Vexatious Litigation Remains Viable But Difficult To Prove In Connecticut

Blogs, Health Care

In a recent opinion, Honorable Vincent E. Roche, Connecticut Superior Court, Judicial District of Litchfield, confirmed that while a cause of action for vexatious litigation remains viable in Connecticut it is difficult to prove, especially when asserted against counsel.   Whether a plaintiff can prevail on such a claim will continue to be highly dependent on the specific facts at issue.  See Charlotte Hungerford Hospital v. Kevin E. Creed, et al, Docket No.
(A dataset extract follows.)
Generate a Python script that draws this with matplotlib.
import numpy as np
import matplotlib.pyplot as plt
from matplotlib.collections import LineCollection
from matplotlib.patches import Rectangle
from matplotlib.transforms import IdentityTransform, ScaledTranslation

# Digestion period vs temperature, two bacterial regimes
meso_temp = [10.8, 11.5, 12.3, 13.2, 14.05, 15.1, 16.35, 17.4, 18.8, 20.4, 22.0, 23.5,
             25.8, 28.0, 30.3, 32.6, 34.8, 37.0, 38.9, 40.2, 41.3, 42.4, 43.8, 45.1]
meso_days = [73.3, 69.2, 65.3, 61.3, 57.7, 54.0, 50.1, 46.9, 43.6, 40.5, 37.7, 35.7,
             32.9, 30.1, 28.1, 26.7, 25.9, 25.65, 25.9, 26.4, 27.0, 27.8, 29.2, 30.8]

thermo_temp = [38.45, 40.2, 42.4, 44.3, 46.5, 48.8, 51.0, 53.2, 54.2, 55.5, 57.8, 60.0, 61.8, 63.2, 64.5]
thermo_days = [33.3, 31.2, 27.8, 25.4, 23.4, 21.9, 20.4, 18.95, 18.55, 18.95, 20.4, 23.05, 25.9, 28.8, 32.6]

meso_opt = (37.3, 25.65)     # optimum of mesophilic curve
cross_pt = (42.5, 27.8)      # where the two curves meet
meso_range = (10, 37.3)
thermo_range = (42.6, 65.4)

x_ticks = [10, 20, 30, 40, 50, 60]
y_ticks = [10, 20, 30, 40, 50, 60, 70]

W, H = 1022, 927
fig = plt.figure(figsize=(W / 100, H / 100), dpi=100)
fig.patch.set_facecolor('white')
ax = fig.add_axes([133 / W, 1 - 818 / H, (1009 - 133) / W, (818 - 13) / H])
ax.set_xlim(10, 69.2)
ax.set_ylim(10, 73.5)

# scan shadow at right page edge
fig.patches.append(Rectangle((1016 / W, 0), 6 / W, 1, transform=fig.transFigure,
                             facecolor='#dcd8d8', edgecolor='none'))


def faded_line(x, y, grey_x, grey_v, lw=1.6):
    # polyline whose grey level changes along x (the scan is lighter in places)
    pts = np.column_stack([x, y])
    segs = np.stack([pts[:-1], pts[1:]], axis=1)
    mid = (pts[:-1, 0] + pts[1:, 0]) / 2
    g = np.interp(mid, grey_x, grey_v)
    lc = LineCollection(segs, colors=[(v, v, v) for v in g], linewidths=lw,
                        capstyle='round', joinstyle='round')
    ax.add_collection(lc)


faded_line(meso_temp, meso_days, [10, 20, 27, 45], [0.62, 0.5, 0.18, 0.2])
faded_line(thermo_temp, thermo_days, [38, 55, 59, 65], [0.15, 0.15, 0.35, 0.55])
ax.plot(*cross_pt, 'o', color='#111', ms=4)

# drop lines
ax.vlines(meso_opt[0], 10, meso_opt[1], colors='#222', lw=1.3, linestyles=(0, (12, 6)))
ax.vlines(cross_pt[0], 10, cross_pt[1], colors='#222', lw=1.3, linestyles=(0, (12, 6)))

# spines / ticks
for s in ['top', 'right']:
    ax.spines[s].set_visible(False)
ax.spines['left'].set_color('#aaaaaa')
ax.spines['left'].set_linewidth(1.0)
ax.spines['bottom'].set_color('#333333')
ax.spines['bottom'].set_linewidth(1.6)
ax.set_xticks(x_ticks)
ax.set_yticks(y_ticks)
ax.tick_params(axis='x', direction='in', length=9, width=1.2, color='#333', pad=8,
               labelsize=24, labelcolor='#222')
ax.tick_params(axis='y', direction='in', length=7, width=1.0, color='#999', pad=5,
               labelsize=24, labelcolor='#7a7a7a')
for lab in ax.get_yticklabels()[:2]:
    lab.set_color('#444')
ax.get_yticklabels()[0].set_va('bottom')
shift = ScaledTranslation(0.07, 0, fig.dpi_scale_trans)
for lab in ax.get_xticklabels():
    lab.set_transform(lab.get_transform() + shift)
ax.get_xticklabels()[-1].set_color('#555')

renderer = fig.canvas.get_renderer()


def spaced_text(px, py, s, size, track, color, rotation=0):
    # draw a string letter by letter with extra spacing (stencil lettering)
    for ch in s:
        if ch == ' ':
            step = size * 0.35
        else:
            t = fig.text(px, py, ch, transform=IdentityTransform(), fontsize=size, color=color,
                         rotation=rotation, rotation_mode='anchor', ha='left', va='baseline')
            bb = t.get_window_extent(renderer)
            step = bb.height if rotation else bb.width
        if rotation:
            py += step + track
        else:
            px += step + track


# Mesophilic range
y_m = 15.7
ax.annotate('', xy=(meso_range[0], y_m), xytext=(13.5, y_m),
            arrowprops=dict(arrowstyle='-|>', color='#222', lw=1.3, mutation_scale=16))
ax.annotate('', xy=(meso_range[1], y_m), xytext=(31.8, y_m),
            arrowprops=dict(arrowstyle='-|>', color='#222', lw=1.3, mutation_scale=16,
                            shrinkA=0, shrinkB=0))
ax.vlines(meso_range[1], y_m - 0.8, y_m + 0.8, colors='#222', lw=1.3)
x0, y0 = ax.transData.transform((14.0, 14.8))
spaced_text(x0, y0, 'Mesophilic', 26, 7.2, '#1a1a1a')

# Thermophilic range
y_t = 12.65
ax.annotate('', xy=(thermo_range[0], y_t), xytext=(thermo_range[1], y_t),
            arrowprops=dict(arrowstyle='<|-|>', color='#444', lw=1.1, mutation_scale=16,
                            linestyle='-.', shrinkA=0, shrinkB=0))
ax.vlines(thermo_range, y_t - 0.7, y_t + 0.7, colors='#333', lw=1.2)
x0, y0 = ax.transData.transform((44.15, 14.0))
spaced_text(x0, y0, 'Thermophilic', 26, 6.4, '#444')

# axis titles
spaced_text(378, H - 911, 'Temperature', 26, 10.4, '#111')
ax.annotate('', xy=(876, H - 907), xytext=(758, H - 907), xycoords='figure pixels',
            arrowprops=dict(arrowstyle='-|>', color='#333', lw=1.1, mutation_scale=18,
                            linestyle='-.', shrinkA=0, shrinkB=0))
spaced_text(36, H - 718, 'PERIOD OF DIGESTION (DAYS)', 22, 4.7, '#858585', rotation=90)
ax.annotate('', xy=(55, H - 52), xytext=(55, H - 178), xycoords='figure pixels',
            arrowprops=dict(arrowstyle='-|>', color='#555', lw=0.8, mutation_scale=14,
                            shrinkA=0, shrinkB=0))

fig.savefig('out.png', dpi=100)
LLI-CV-09-5006417S.  Specifically, in granting summary judgment in favor of the defendants, Judge Roche first rejected the plaintiffs’ invitation to adopt a rule that probable cause does not exist, as a matter of law, in a medical malpractice case, where a sufficient opinion letter is not attached to the complaint as required by Conn. Gen. Stat. § 52-190a.  He then examined the facts known by the attorney at the time the complaints were filed and concluded that there was probable cause to commence and continue the underlying medical malpractice litigation even though the defendants failed to obtain  an appropriate opinion letter from a similar health care provider prior to filing suit and  a prior ruling by the Honorable John W. Pickard found that the defendants’ “lack of diligence in selecting an appropriate person or persons to review the case for malpractice [could] only be characterized as blatant and egregious conduct.”